Daniel Farke and his Norwich City players orchestrated an uplifting afternoon, to beat Middlesbrough far more comprehensively than the final scoreline suggested.
The Canaries were superior in every facet, not just on the pitch but in Farke’s selections and tactical strategy.
Home fans fed on slim rations for too long responded in kind. Carrow Road was vocal, energised and passionate.
Be under no doubt that conversation between many fans, you know the one about how you lift the sterile atmosphere which has provided the backdrop to much of Farke’s tenure, is also happening inside the club.
You can trial singing sections, fan marches, even potentially at some point in the future safe standing areas.
But the equation is simple.
Serve front foot, high tempo, entertaining football on a regular basis and supporters who have had a tendency to slouch in their seats will edge further forward.
Boro, perhaps inadvertently, played their part in a circumspect, almost introverted approach that did Tony Pulis and his expensively assembled squad no favours.
Yet City’s mix of youthful brashness and steady experience accepted the invitation and set about the task of ending the Teessiders’ unbeaten league surge and breaching a backline which had not conceded in 503 minutes of Championship football.
City’s play was cohesive, intelligent and proactive.
The visitors started brighter but were pushed back, with Max Aarons and Emi Buendia raiding down the right and Jamal Lewis veering into Onel Hernandez’s slipstream. It was a reassuring balance mirrored in the middle of the park.
Marco Stiepermann’s selection behind Teemu Pukki caught most by surprise, but Stiepermann was not far short of a revelation.
The awareness to find pockets of space between the lines, the ability to switch play, the willingness to try his luck from range and that added bite across the centre of the park were marked features of a stand out appearance in a fitful Canaries’ career.
Stiepermann’s inclusion allowed Moritz Leitner to continue his blossoming partnership alongside Alex Tettey in a deeper role.
The union may only be two games old, after Farke opted to pair the duo together at Portman Road, but it already feels like the breakthrough moment 12 months hence at Bramall Lane, when Tettey and Tom Trybull came together to unleash a fertile period in results and performance that has remained elusive since.

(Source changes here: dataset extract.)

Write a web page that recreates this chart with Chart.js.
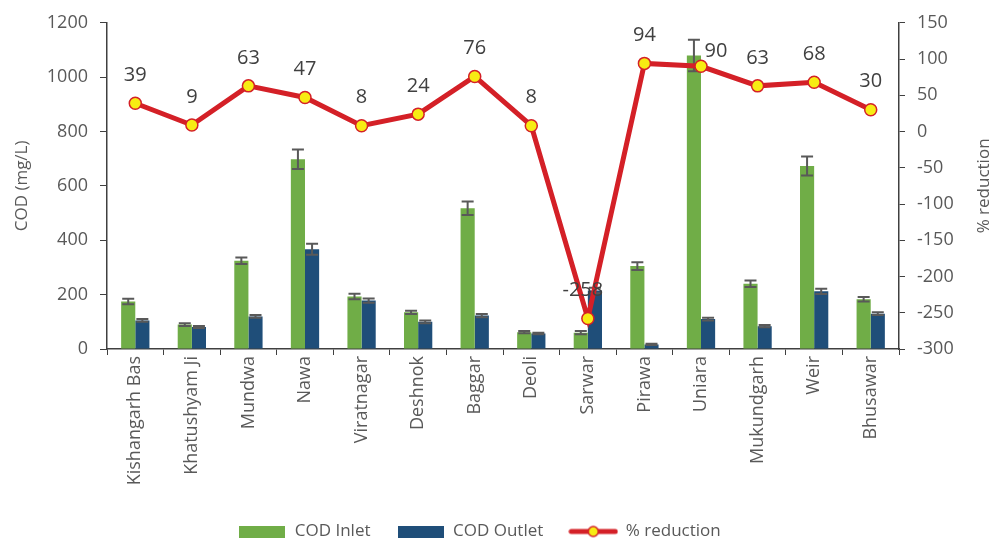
<!DOCTYPE html>
<html>
<head>
<meta charset="utf-8">
<script src="https://cdn.jsdelivr.net/npm/chart.js@4"></script>
<style>
  html, body { margin: 0; padding: 0; background: #ffffff; }
  #wrap { width: 995px; height: 542px; position: relative; }
</style>
</head>
<body>
<div id="wrap"><canvas id="c" width="995" height="542"></canvas></div>
<script>
const categories = ['Kishangarh Bas', 'Khatushyam Ji', 'Mundwa', 'Nawa', 'Viratnagar', 'Deshnok', 'Baggar', 'Deoli', 'Sarwar', 'Pirawa', 'Uniara', 'Mukundgarh', 'Weir', 'Bhusawar'];
const codInlet = [175, 90, 325, 698, 193, 135, 518, 62, 60, 305, 1080, 240, 673, 183];
const codInletErr = [10, 5, 12, 36, 10, 6, 25, 4, 6, 14, 58, 12, 35, 8];
const codOutlet = [105, 81, 120, 367, 178, 100, 123, 57, 215, 17, 110, 84, 212, 130];
const codOutletErr = [5, 4, 5, 20, 8, 5, 6, 3, 10, 2, 5, 4, 10, 5];
const reduction = [39, 9, 63, 47, 8, 24, 76, 8, -258, 94, 90, 63, 68, 30];
const leftTicks = [0, 200, 400, 600, 800, 1000, 1200];
const rightTicks = [-300, -250, -200, -150, -100, -50, 0, 50, 100, 150];

const GREEN = '#70ad47';
const BLUE = '#1f4e79';
const RED = '#d42027';
const YELLOW = '#f7ec13';
const TXT = '#595959';
const FONT = '"Open Sans", "Noto Sans", sans-serif';

function makeSwatch(kind) {
  const cv = document.createElement('canvas');
  if (kind === 'line') {
    cv.width = 50; cv.height = 14;
    const c = cv.getContext('2d');
    c.strokeStyle = RED; c.lineWidth = 5; c.lineCap = 'round';
    c.beginPath(); c.moveTo(3, 7); c.lineTo(47, 7); c.stroke();
    c.fillStyle = YELLOW; c.strokeStyle = RED; c.lineWidth = 1.5;
    c.beginPath(); c.arc(25, 7, 5, 0, Math.PI * 2); c.fill(); c.stroke();
  } else {
    cv.width = 46; cv.height = 12;
    const c = cv.getContext('2d');
    c.fillStyle = kind; c.fillRect(0, 0, 46, 12);
  }
  return cv;
}
const swatches = [makeSwatch(GREEN), makeSwatch(BLUE), makeSwatch('line')];

const errorBarPlugin = {
  id: 'errorBars',
  afterDatasetDraw(chart, args) {
    const ds = chart.data.datasets[args.index];
    if (!ds.errors) return;
    const meta = args.meta;
    const yScale = chart.scales[meta.yAxisID];
    const ctx = chart.ctx;
    ctx.save();
    ctx.strokeStyle = '#595959';
    ctx.lineWidth = 2;
    meta.data.forEach((bar, i) => {
      const v = ds.data[i], e = ds.errors[i];
      const yt = yScale.getPixelForValue(v + e);
      const yb = yScale.getPixelForValue(v - e);
      const x = bar.x, hw = 6;
      ctx.beginPath();
      ctx.moveTo(x, yt); ctx.lineTo(x, yb);
      ctx.moveTo(x - hw, yt); ctx.lineTo(x + hw, yt);
      ctx.moveTo(x - hw, yb); ctx.lineTo(x + hw, yb);
      ctx.stroke();
    });
    ctx.restore();
  }
};

const pointLabelPlugin = {
  id: 'pointLabels',
  afterDatasetsDraw(chart, args, opts) {
    const ctx = chart.ctx;
    chart.data.datasets.forEach((ds, di) => {
      if (ds.type !== 'line') return;
      const meta = chart.getDatasetMeta(di);
      ctx.save();
      ctx.font = '20px ' + FONT;
      ctx.fillStyle = '#404040';
      ctx.textAlign = 'center';
      ctx.textBaseline = 'middle';
      meta.data.forEach((pt, i) => {
        const off = (opts.offsets && opts.offsets[i]) || [0, -28];
        ctx.fillText(String(ds.data[i]), pt.x + off[0], pt.y + off[1]);
      });
      ctx.restore();
    });
  }
};

// right-axis title reading bottom-to-top, and legend nudge
const extrasPlugin = {
  id: 'extras',
  afterLayout(chart, args, opts) {
    if (chart.legend) {
      chart.legend.left += opts.legendShift;
      chart.legend.right += opts.legendShift;
    }
  },
  afterDraw(chart, args, opts) {
    const s = chart.scales.y1;
    const ctx = chart.ctx;
    ctx.save();
    ctx.translate(opts.rightTitleX, (s.top + s.bottom) / 2);
    ctx.rotate(-Math.PI / 2);
    ctx.font = '17px ' + FONT;
    ctx.fillStyle = TXT;
    ctx.textAlign = 'center';
    ctx.textBaseline = 'middle';
    ctx.fillText(opts.rightTitle, 0, 0);
    ctx.restore();
  }
};

new Chart(document.getElementById('c'), {
  data: {
    labels: categories,
    datasets: [
      { type: 'bar', label: 'COD Inlet', data: codInlet, errors: codInletErr, backgroundColor: GREEN, yAxisID: 'y', order: 1, categoryPercentage: 0.5, barPercentage: 1.0 },
      { type: 'bar', label: 'COD Outlet', data: codOutlet, errors: codOutletErr, backgroundColor: BLUE, yAxisID: 'y', order: 1, categoryPercentage: 0.5, barPercentage: 1.0 },
      { type: 'line', label: '% reduction', data: reduction, yAxisID: 'y1', order: 0, borderColor: RED, borderWidth: 5, pointRadius: 6, pointHoverRadius: 6, pointBackgroundColor: YELLOW, pointBorderColor: RED, pointBorderWidth: 1.5, tension: 0 }
    ]
  },
  options: {
    responsive: false,
    animation: false,
    devicePixelRatio: 1,
    layout: { padding: { top: 19, left: 0, right: 0, bottom: -8 } },
    plugins: {
      tooltip: { enabled: false },
      pointLabels: { offsets: { 10: [15, -15], 8: [-5, -28] } },
      extras: { legendShift: -18, rightTitle: '% reduction', rightTitleX: 984 },
      legend: {
        position: 'bottom',
        labels: {
          usePointStyle: true,
          pointStyleWidth: 48,
          padding: 26,
          color: TXT,
          font: { family: FONT, size: 17 },
          generateLabels(chart) {
            return chart.data.datasets.map((ds, i) => ({
              text: ds.label,
              pointStyle: swatches[i],
              fontColor: TXT,
              datasetIndex: i,
              hidden: false,
              lineWidth: 0
            }));
          }
        }
      }
    },
    scales: {
      x: {
        offset: true,
        grid: { drawOnChartArea: false, drawTicks: true, tickLength: 6, color: '#404040', offset: true },
        border: { display: true, color: '#404040', width: 1.5 },
        ticks: { color: TXT, font: { family: FONT, size: 18 }, maxRotation: 90, minRotation: 90, padding: 1, autoSkip: false },
        afterFit(scale) { scale.height = 148; }
      },
      y: {
        position: 'left',
        min: 0, max: 1200,
        afterBuildTicks(scale) { scale.ticks = leftTicks.map(v => ({ value: v })); },
        grid: { drawOnChartArea: false, drawTicks: true, tickLength: 7, color: '#404040' },
        border: { display: true, color: '#404040', width: 1.5 },
        ticks: { color: TXT, font: { family: FONT, size: 18 }, padding: 12, callback: v => String(v) },
        title: { display: true, text: 'COD (mg/L)', color: TXT, font: { family: FONT, size: 17 }, padding: { top: 12, bottom: 0 } },
        afterFit(scale) { scale.width = 107; }
      },
      y1: {
        position: 'right',
        min: -300, max: 150,
        afterBuildTicks(scale) { scale.ticks = rightTicks.map(v => ({ value: v })); },
        grid: { drawOnChartArea: false, drawTicks: true, tickLength: 6, color: '#404040' },
        border: { display: true, color: '#404040', width: 1.5 },
        ticks: { color: TXT, font: { family: FONT, size: 18 }, padding: 12, callback: v => String(v) },
        afterFit(scale) { scale.width = 96; }
      }
    }
  },
  plugins: [errorBarPlugin, pointLabelPlugin, extrasPlugin]
});
</script>
</body>
</html>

Leitner appears to now have the time and space to showcase his full array of passing. While Tettey’s presence affords him protection when Norwich is out of possession.
The by-product here was a variety and an edge to the Canaries’ attacking patterns which stretched and seemingly confused promotion hopefuls.
Pulis had seen enough barely eight minutes into the second half, when he introduced recent signing George Saville. That was a tick in the box for Farke.
This spirited win was for the head coach as much as his players and the fans.
With each frustrating episode in these early weeks, following on from an alarming slide in output down the stretch last season, the scrutiny intensified. Farke’s measured public tone may create the wrong impression, when his team’s promptings lack urgency or become too predictable.
But his decision-making is laced with a bravery that should be applauded.
Not every manager in a similar situation would trust a raw talent like Aarons to such a degree. Or expose Buendia quite so early to the unique demands of the English second tier; particularly after he struggled to exert any influence at Ipswich Town.
Or demote Jordan Rhodes, for that matter, to effectively accommodate Stiepermann and push Pukki forward. All underpinned by losing a colossus in Grant Hanley for the foreseeable.
The mark of the man is Farke chose to deflect any praise towards those who had carried out his instructions and the vocal fans who sensed a genuine shift and amplified the work of the boys in green and yellow.
Now the quest is for sustained consistency in performance and result. The glow from Middlesbrough will swiftly fade if Norwich become bogged down again at Reading, QPR or against Wigan.
With youth comes fluctuations in form and doses of naivety. But the underlying curve has to bend upward from here.
Fail to follow up Middlesbrough and the questions will return.